The ancestors of many of today’s native plants and animals arrived after New Zealand separated from Gondwana, around 85 million years ago. But how? There are many hundreds of kilometres of open ocean around New Zealand.
Plants have spread more successfully than animals. Most plants can survive for a long time as small seeds. They may be damaged and still survive, and they only need basic climate and soil requirements to start growing.
Species that are isolated in different environments for any length of time evolve into distinct forms. So, New Zealand species identical to those elsewhere must have arrived recently – or spread recently from New Zealand to other countries.
Native plants also found elsewhere are usually those that release microscopic spores (for example, mosses and ferns) and flowering plants with small seeds (such as orchids). Their spores and seeds are easily carried by wind. Wetland herbs are often dispersed by migratory birds carrying seeds and spores in mud on their feet or feathers. Forest trees with heavy seeds are less likely to spread from one land mass to another.
Animals often have more specific requirements than plants. While the vast majority of plants are hermaphrodites (they have both male and female reproductive organs), most animals are unisexual – which means they need both a male individual and a female individual to reproduce. Most animals need certain plants or prey for food, so these must be present for them to survive. Some, such as social insects, have complex social structures which make it unlikely that a few individuals could establish a new population. Only birds, or microscopic or asexual animals, disperse as easily as plants.

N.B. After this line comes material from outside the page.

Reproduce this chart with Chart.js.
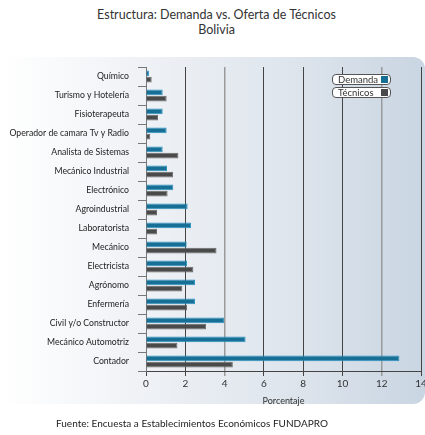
<!DOCTYPE html>
<html><head><meta charset="utf-8">
<script src="https://cdn.jsdelivr.net/npm/chart.js@4.4.1/dist/chart.umd.min.js"></script>
<style>
body{margin:0;background:#fff;}
#wrap{position:relative;width:425px;height:435px;font-family:Lato,sans-serif;color:#333;overflow:hidden}
#panel{position:absolute;left:0;top:57px;width:425px;height:347px;background:linear-gradient(to right,#ffffff 0%,#eef1f5 35%,#dde4ec 70%,#c9d5e2 100%);border-radius:0 12px 12px 0;}
#title{position:absolute;left:4px;top:7px;width:425px;text-align:center;font-size:12.5px;line-height:15px;color:#333}
#footer{position:absolute;left:0;top:417px;width:384px;text-align:center;font-size:10px;color:#222}
canvas{position:absolute;left:0;top:0}
.leg{position:absolute;left:332px;height:9px;border:1px solid #555;border-radius:4px;background:#fff;font-size:9.5px;line-height:9px;padding-left:5px;box-sizing:content-box;width:52px}
.leg span{position:absolute;right:2px;top:1px;width:7px;height:7px}
</style></head>
<body>
<div id="wrap">
<div id="panel"></div>
<div id="title">Estructura: Demanda vs. Oferta de Técnicos<br>Bolivia</div>
<canvas id="c" width="425" height="435"></canvas>
<div class="leg" style="top:74px">Demanda<span style="background:#176f96"></span></div>
<div class="leg" style="top:87px">Técnicos<span style="background:#4a4a4a"></span></div>
<div id="footer">Fuente: Encuesta a Establecimientos Económicos FUNDAPRO</div>
</div>
<script>
const categories = ["Químico","Turismo y Hotelería","Fisioterapeuta","Operador de camara Tv y Radio","Analista de Sistemas","Mecánico Industrial","Electrónico","Agroindustrial","Laboratorista","Mecánico","Electricista","Agrónomo","Enfermería","Civil y/o Constructor","Mecánico Automotriz","Contador"];
const demanda = [0.15,0.85,0.85,1.05,0.85,1.07,1.39,2.12,2.29,2.07,2.09,2.5,2.5,3.98,5.07,12.9];
const tecnicos = [0.29,1.05,0.61,0.22,1.65,1.38,1.1,0.56,0.56,3.59,2.41,1.85,2.09,3.06,1.6,4.42];
const xTicks = [0,2,4,6,8,10,12,14];

new Chart(document.getElementById('c'), {
  type: 'bar',
  data: {
    labels: categories,
    datasets: [
      {label:'Demanda', data: demanda, backgroundColor:'#176f96', borderColor:'#2b93c2', borderWidth:1, categoryPercentage:0.64, barPercentage:0.95},
      {label:'Técnicos', data: tecnicos, backgroundColor:'#4a4a4a', borderColor:'#6c6c6c', borderWidth:1, categoryPercentage:0.64, barPercentage:0.95}
    ]
  },
  options: {
    indexAxis: 'y',
    responsive: false,
    animation: false,
    layout: {padding:{top:67,right:4,bottom:29,left:0}},
    plugins: {legend:{display:false}, tooltip:{enabled:false}},
    scales: {
      x: {
        min: 0, max: 14,
        afterBuildTicks: s => { s.ticks = xTicks.map(v => ({value:v})); },
        afterFit: s => { s.height = 35; s.paddingLeft = 0; s.paddingRight = 0; },
        ticks: {color:'#333', font:{family:'Lato', size:10}, padding:2, maxRotation:0},
        grid: {color: c => (c.tick && (c.tick.value===4 || c.tick.value===12)) ? '#9a9a9a' : '#444', lineWidth: c => (c.tick && (c.tick.value===4 || c.tick.value===12)) ? 1.5 : 1, tickLength:5},
        border: {color:'#444'},
        title: {display:true, text:'Porcentaje', color:'#333', font:{family:'Lato', size:9}, padding:{top:4,bottom:0}}
      },
      y: {
        afterFit: s => { s.width = 146; },
        ticks: {color:'#222', font:{family:'Lato', size:8.7}, padding:9},
        grid: {drawOnChartArea:false, color:'#777', tickLength:8},
        border: {color:'#777'}
      }
    }
  }
});
</script>
</body></html>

Animal species found both in New Zealand and other places can usually fly. These include birds (harrier, pūkeko), butterflies (monarch butterfly) and dragonflies. Strangely, few insects or spiders have arrived recently, even though many can fly and some are small enough to be carried by the wind.
Aussies on Māui
Before the development of the Māui gas field off Taranaki, entomologists put insect traps on the drilling platforms. An amazing number of exhausted Australian moth and butterfly species, borne on trans-Tasman gales, were captured. Of the species caught, only a handful had successfully become established on mainland New Zealand.
Many plants and animals have arrived since New Zealand split from Gondwana, despite not having features that would normally make the journey possible. Skinks, for example, may have arrived about 30 million years ago, and buttercups only 5 million years ago. Chance transport by wind and bird movements is unlikely – but these species have arrived over tens of millions of years. Given enough time, even the improbable will happen.
Some species flew or blew to New Zealand. For animals that do not fly, only very rare and unusual events could have brought them to the country. They may have come on floating masses of earth, wood or plants, possibly washed out to sea in floods or tsunamis. Unusually strong and persistent winds or storms could have brought them to New Zealand.